14 May, 2016, 9:34 pm
Thank you, Ceta! ^-^ Yep, mood swings are crazy. CX And that's so cool (regarding the shiny Xerneas thing)! :D
14 May, 2016, 9:36 pm
And thank you so much for your kind and thoughtful words, Kjumper! ^-^
14 May, 2016, 9:37 pm
hey please do not fell guilty about feeling this way because honestly your one of the nicest people I have ever met, as well as being really talented you are amazing. everyone feels like this at least once if not a few times in there life but you'll not become a bad person because your not like that. feel better soon buddy ok? ;v;
14 May, 2016, 9:54 pm
Aww, thanks, Red! ^-^ It's very sweet of you to say that, buddy!
20 May, 2016, 1:03 am
re: yeah, it's fine though, I'm over it (omg yes it is an amazing book<3 at the beginning it's pretty boring but I was pretty satisfied with the ending)
21 May, 2016, 4:11 pm
Re: Thank You! It was challenging to do that angle! Took me about 10 sketches! xD
23 May, 2016, 12:25 am
re: thanks uwu
(I've always told her that I never want to wear any, and she said that was fine. when I was younger she used to tell me everyday how pretty I was and that I never needed makeup. what happened to that? I'm sorry that I dont want to look fake like every other girl you see, so why do look at me like I'm crazy when I say I dont like eyeshadow?)
23 May, 2016, 7:45 pm
Re: thank you! I love the ocean/water to!
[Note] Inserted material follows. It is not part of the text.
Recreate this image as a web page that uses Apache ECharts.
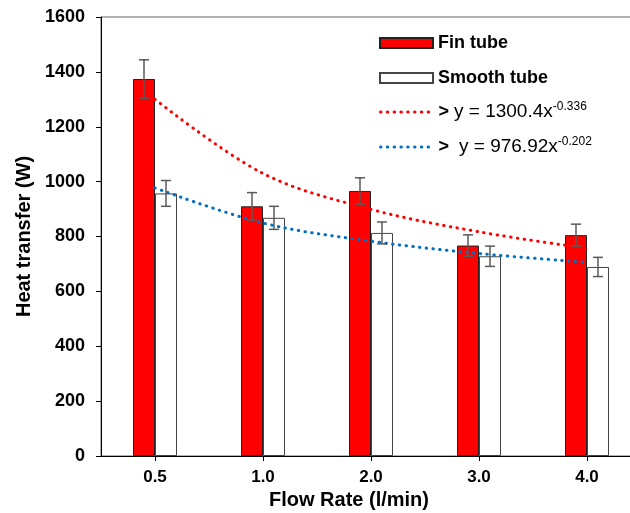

X3
27 May, 2016, 11:45 pm
re: oh, I'm sorry. that must suck. I've never had to switch schools, so I can't really say I understand. But it must be a bit easier to leave a class that you haven't been with for a super long time compared to leaving one that you've been with for ten years.
29 May, 2016, 2:32 am
Just to let you know, I changed what I wrote at the end of the RP, I wanted to make it more interesting/sound better.